Spazio: scoperto il più grande tsunami di gas dell’Universo

I ricercatori hanno dimostrato come i buchi neri supermassicci possono creare gigantesche onde di gas, simili agli tsunami sulla Terra.

Qui sulla Terra, terremoti ed eruzioni vulcaniche sottomarine possono spostare una quantità sufficiente di acqua e creare uno tsunami, una successione di onde che possono raggiungere altezze enormi mentre si avvicinano alla terraferma. Secondo un team di astrofisici fenomeni simili, in scale diverse, questi fenomeni possono prodursi anche nello spazio, non con l’acqua, ma con i gas. “Ciò che governa i fenomeni qui, sulla Terra – spiega Daniel Proga, astrofisico dell’Università di Las Vegas e coautore della ricerca – sono le stesse leggi della fisica che possono spiegare anche ciò che accade nello spazio”. Proga e i colleghi, in effetti, hanno cercato di scoprire esattamente come i buchi neri supermassicci sono in grado di distorcere i loro ambienti, anche a decine di anni luce di distanza. Quando un buco nero di massa superiore al milione di soli si nutre, al centro di una galassia, del materiale che gli orbita intorno, sotto forma di disco, il sistema viene chiamato ‘nucleo galattico attivo‘. Questi nuclei galattici attivi possono anche emettere potenti getti di energia dai loro poli e sono spesso circondati da uno strato di materiale che ci impedisce di osservare direttamente l’attività centrale. Ma il plasma che circola sopra il disco, abbastanza lontano da non cadere nel buco nero, è incredibilmente luminoso nella gamma dei raggi X, tanto che gli astronomi sono già riusciti a catalogare più di un milione di questi oggetti.

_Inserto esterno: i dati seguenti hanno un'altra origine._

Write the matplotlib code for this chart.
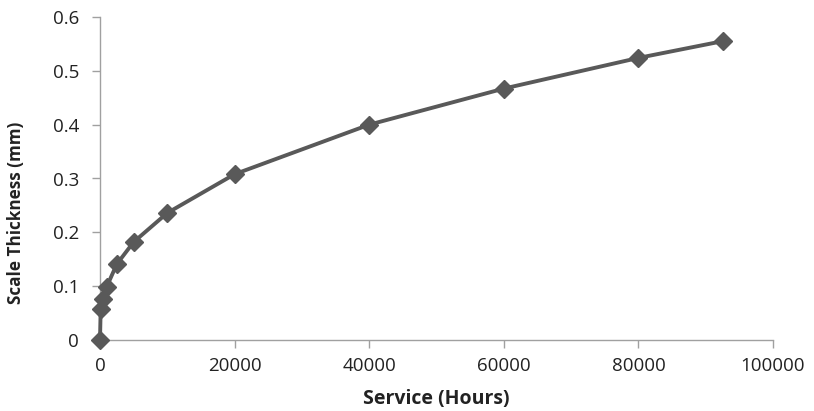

Spazio: scoperto il più grande tsunami di gas dell’Universo

I forti venti generati in parte da tutta quella radiazione partono dalla regione centrale della galassia in quello che è noto come “deflusso“. Le complesse interazioni tra il gas e i raggi X possono anche spiegare l’esistenza di alcune regioni più dense, chiamate “nuvole”. “Queste nuvole afferma Tim Waters, autore principale dello studio – sono dieci volte più calde della superficie del Sole e si muovono alla stessa velocità del vento solare”. Ora, per la prima volta, il team è stato in grado di dimostrare quanto siano complesse le nuvole all’interno di questi flussi in uscita. Le simulazioni, in effetti, mostrano come il buco nero supermassiccio ad un certo punto perde il controllo sulla materia circostante mentre i gas relativamente freddi del disco rotante possono formare increspature, simili a quelle sulla superficie dell’oceano. Interagendo con i venti caldi, queste onde possono muoversi a spirale verso l’alto in strutture a vortice che raggiungono un’altezza di 10 anni luce sopra il disco. Giunte ad una determinata distanza, le nubi di gas non sono più sotto l’influenza della gravità del buco nero e continuano a viaggiare nello spazio. Le simulazioni mostrano come il plasma più prossimo al buco nero gonfia prima le sacche di gas caldo sul disco di accrescimento fino a quando non si alza come un pallone, espandendosi e travolgendo il gas più freddo circostante. Durante questo processo, questi palloncini di gas infuocato avviano un disturbo che si diffonde verso l’esterno. Le particelle di gas formano una gigantesca struttura simile a uno tsunami, che blocca il vento dal disco di accrescimento, che genera uno schema di strutture a spirale noto come “Scia vorticosa di Kármán”. I risultati di questo studio rivoluzionano le idee che avevamo fino ad ora su ciò che accadeva nei pressi dei grandi buchi neri dei centri galattici. Sfortunatamente, nessuno degli attuali satelliti può confermare i risultati della ricerca, ma sia l’Osservatorio a raggi X Chandra della NASA che l’XMM-Newton dell’Agenzia spaziale europea hanno già ripetutamente rilevato plasma vicino a nuclei galattici attivi con temperature e velocità coerenti con le simulazioni dello studio. Strumenti futuri, come la prossima missione IXPE, che sarà lanciata a novembre, o l’XRISM, previsto per la fine del decennio, potrebbero fornire prove molto maggiori. Nel frattempo, i ricercatori dovranno accontentarsi di continuare a migliorare i loro modelli e confrontarli con i dati disponibili.